Gentileza em tempo novo
O mundo está em suspenso. A tomada de posse de Donald Trump é uma espécie de interlúdio democrático, num país que sempre
foi considerado o farol liberal da própria democracia.
Como se chegou aqui? É difícil de perceber, tendo em conta que a própria democracia americana foi posta em causa por Trump, no discurso que levou os seus apoiantes no ataque ao Capitólio.
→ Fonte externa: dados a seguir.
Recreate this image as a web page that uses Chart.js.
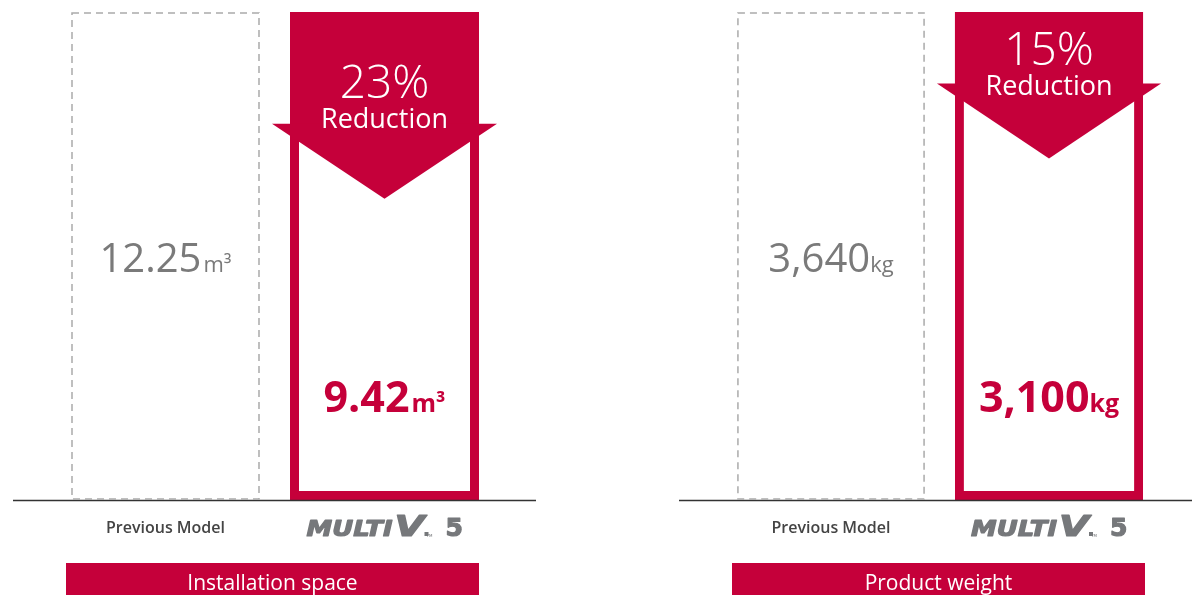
<!DOCTYPE html>
<html>
<head>
<meta charset="utf-8">
<script src="https://cdn.jsdelivr.net/npm/chart.js@4"></script>
<style>
  html, body { margin: 0; padding: 0; background: #fff; }
  .panel { position: absolute; top: 0; width: 596px; height: 595px; }
</style>
</head>
<body>
<div class="panel" style="left:0"><canvas id="spaceChart" width="596" height="595"></canvas></div>
<div class="panel" style="left:596px"><canvas id="weightChart" width="596" height="595"></canvas></div>
<script>
// data
const categories = ['Previous Model', 'MULTI V 5'];
const spaceValues = [12.25, 9.42];
const weightValues = [3640, 3100];
const spaceText = ['12.25', '9.42'];
const weightText = ['3,640', '3,100'];
const units = ['m³', 'kg'];
const reductionText = ['23%', '15%'];
const panelTitles = ['Installation space', 'Product weight'];

const RED = '#c5003a';
const FONT = '"Open Sans", "Noto Sans", sans-serif';

function drawValue(ctx, main, unit, cx, y, mainFont, unitFont, color, gap) {
    ctx.font = mainFont;
    const w1 = ctx.measureText(main).width;
    ctx.font = unitFont;
    const w2 = ctx.measureText(unit).width;
    const x0 = cx - (w1 + w2 + gap) / 2;
    ctx.fillStyle = color;
    ctx.textAlign = 'left';
    ctx.textBaseline = 'alphabetic';
    ctx.font = mainFont;
    ctx.fillText(main, x0, y);
    ctx.font = unitFont;
    ctx.fillText(unit, x0 + w1 + gap, y);
}

// stretched heavy text piece
function wide(ctx, txt, x, y, width) {
    const w = ctx.measureText(txt).width;
    ctx.save();
    ctx.translate(x, y);
    ctx.scale(width / w, 1);
    ctx.fillText(txt, 0, 0);
    ctx.strokeText(txt, 0, 0);
    ctx.restore();
}

function drawLogo(ctx, cx, y) {
    const L = cx - 78;
    ctx.save();
    ctx.fillStyle = '#76787b';
    ctx.strokeStyle = '#76787b';
    ctx.lineWidth = 1.2;
    ctx.lineJoin = 'round';
    ctx.textAlign = 'left';
    ctx.textBaseline = 'alphabetic';
    ctx.font = 'italic bold 22px "DejaVu Sans"';
    wide(ctx, 'MULTI', L, y, 86);
    ctx.font = 'italic bold 28px "DejaVu Sans"';
    wide(ctx, 'V', L + 88, y, 30);
    ctx.fillRect(L + 118, y - 4, 4, 4);
    ctx.font = '4px "DejaVu Sans"';
    ctx.fillText('TM', L + 120, y + 1);
    ctx.font = 'bold 25px "DejaVu Sans"';
    ctx.fillText('5', L + 139, y);
    ctx.strokeText('5', L + 139, y);
    ctx.restore();
}

const decor = {
    id: 'decor',
    afterDatasetsDraw(chart, args, opts) {
        const { ctx, chartArea: a } = chart;
        const i = opts.index;
        const prev = chart.getDatasetMeta(0).data[0];
        const cur = chart.getDatasetMeta(0).data[1];
        const texts = i === 0 ? spaceText : weightText;
        const gap = i === 0 ? 2 : 0;
        ctx.save();

        // baseline
        ctx.strokeStyle = '#333';
        ctx.lineWidth = 1.5;
        ctx.beginPath();
        ctx.moveTo(a.left - 43, a.bottom + 0.5);
        ctx.lineTo(a.right + 42, a.bottom + 0.5);
        ctx.stroke();

        // dashed previous model box
        ctx.setLineDash([7, 5]);
        ctx.strokeStyle = '#aaaaaa';
        ctx.lineWidth = 1.5;
        ctx.strokeRect(prev.x - prev.width / 2 + 1, prev.y + 1, prev.width - 2, prev.base - prev.y - 2);
        ctx.setLineDash([]);

        // arrow head under the reduction block
        const wingY = cur.y;
        const cl = cur.x - cur.width / 2, cr = cur.x + cur.width / 2;
        ctx.fillStyle = RED;
        ctx.beginPath();
        ctx.moveTo(cl - 18, wingY - 1);
        ctx.lineTo(cr + 18, wingY - 1);
        ctx.lineTo(cur.x, wingY + 74);
        ctx.closePath();
        ctx.fill();

        // arrow text
        ctx.fillStyle = '#fff';
        ctx.textAlign = 'center';
        ctx.textBaseline = 'alphabetic';
        ctx.font = '300 46px ' + FONT;
        ctx.fillText(reductionText[i], cur.x, opts.pctY);
        ctx.font = '27px ' + FONT;
        ctx.fillText('Reduction', cur.x, opts.pctY + 30);

        // values
        drawValue(ctx, texts[0], units[i], prev.x, (prev.y + prev.base) / 2 + 16,
            '40px ' + FONT, '22px ' + FONT, '#7a7a7a', gap);
        drawValue(ctx, texts[1], units[i], cur.x, a.bottom - 88,
            'bold 43px ' + FONT, 'bold 25px ' + FONT, RED, gap);

        // category labels
        ctx.fillStyle = '#444';
        ctx.textAlign = 'center';
        ctx.font = '600 16px ' + FONT;
        ctx.fillText(categories[0], prev.x, a.bottom + 33);
        drawLogo(ctx, cur.x, a.bottom + 36);

        // title band
        const bx = a.left + 10;
        ctx.fillStyle = RED;
        ctx.fillRect(bx, 563, 413, 40);
        ctx.fillStyle = '#fff';
        ctx.font = '21px ' + FONT;
        ctx.textAlign = 'center';
        ctx.fillText(panelTitles[i], bx + 206.5, 590);

        ctx.restore();
    }
};

function makeChart(el, values, index, pad, pctY) {
    const reduction = values.map((v, k) => k === 0 ? 0 : values[0] - v);
    return new Chart(el, {
        type: 'bar',
        data: {
            labels: categories,
            datasets: [{
                label: 'Value',
                data: values,
                backgroundColor: ['rgba(0,0,0,0)', '#ffffff'],
                borderColor: ['rgba(0,0,0,0)', RED],
                borderWidth: [0, 9],
                borderSkipped: false,
                barPercentage: 0.863,
                categoryPercentage: 1
            }, {
                label: 'Reduction',
                data: reduction,
                backgroundColor: RED,
                borderWidth: 0,
                barPercentage: 0.863,
                categoryPercentage: 1
            }]
        },
        options: {
            responsive: false,
            animation: false,
            devicePixelRatio: 1,
            layout: { padding: { top: 12, bottom: 95, left: pad[0], right: pad[1] } },
            plugins: {
                legend: { display: false },
                tooltip: { enabled: false },
                decor: { index: index, pctY: pctY }
            },
            scales: {
                x: { stacked: true, display: false },
                y: { stacked: true, display: false, min: 0, max: values[0] }
            }
        },
        plugins: [decor]
    });
}

makeChart(document.getElementById('spaceChart'), spaceValues, 0, [56, 102], 98);
makeChart(document.getElementById('weightChart'), weightValues, 1, [126, 34], 65);
</script>
</body>
</html>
Num país em que tanto se fala dos checks and balances, ou seja, dos travões e contrapesos que, teoricamente, não deixam ninguém se apropriar do poder de forma absoluta, não deixa de ser estranho que Trump tenha ficado impune aos acontecimentos de 6 de janeiro de 2021, como efetivamente ficou.
Participei, com todo o gosto, no passado sábado, nas comemorações, em Guimarães, dos 50 anos do Partido Social Democrata. O PSD liderou, por duas vezes apenas, nos 48 anos de poder autárquico pós 25 de abril, a Câmara Municipal de Guimarães. Em ambas as situações, o PSD chega à presidência da Câmara Municipal através de uma força da natureza, o Sr. António Xavier, que antes e depois de ser eleito nunca deixou de ser sobretudo, um homem de Guimarães e das instituições de Guimarães, num trabalho ímpar – como conheço muito poucos - de amor à cidade e aos outros. Ele foi um dos justos homenageados, assim como o Sr. Fernando Roriz, ex-presidente do Vitória no final dos anos 60, ainda muito jovem, e um homem de escrita impecável, o mais intelectual de todos os quadros importantes que o PSD deu a conhecer em democracia. Igualmente o Prof. Lemos Damião, também distinguido, um homem trabalhador e generoso de quem nunca conheci um não, e que era um empreendedor nato antes da palavra se vulgarizar. Por último, mas não menos importante, o Dr. Fernando Alberto, saudoso amigo, um vimaranense à antiga, cuja carreira política começou em 1958, quando decidiu empenhar-se na eleição do General Humberto Delgado e teve de pagar o preço dessa ousadia. Falar da carreira política e cívica do Dr. Fernando Alberto é falar do apego à sua comunidade, da tenacidade, seriedade, do sonho louco e realizável da Unidade Vimaranense. Falar dele é falar de uma população com garra e sonhos que ele tantas vezes, e de forma tão denodada, corporizou e de que hoje restam apenas escombros da memória.
Além destes quatro notáveis homens, muitos autarcas e militantes foram distinguidos pelo seu trabalho. Reconhecer é sempre importante e a Comissão Política, liderada pelo Ricardo Araújo, fez, muito bem, aquilo que era justo fazer-se. O PSD, apesar de arredado do poder executivo, em 41 dos 48 anos de poder autárquico em Guimarães, soube estar à altura das suas responsabilidades.
Mesmo na oposição, pois, também aí, o contributo democrático é importante.
O espírito de Guimarães, da tenacidade das suas convicções, da capacidade de ser um farol económico da região foi-se perdendo, para outros. Estamos, já desde há muito, entretidos numa certa mexicanização da vida autárquica em Guimarães, em que o próprio poder se finge renovar. Uma espécie de evolução na continuidade, enunciada por Marcello Caetano, em 1969. Como sabemos, fruto da sua indecisão e do imobilismo das estruturas do poder, Marcello ficou-se pela continuidade. Há que, cada um de nós, sempre no respeito pela democracia e pelas suas decisões, optar pela evolução. Seria uma gentileza que se faria a Guimarães e à sua longa história.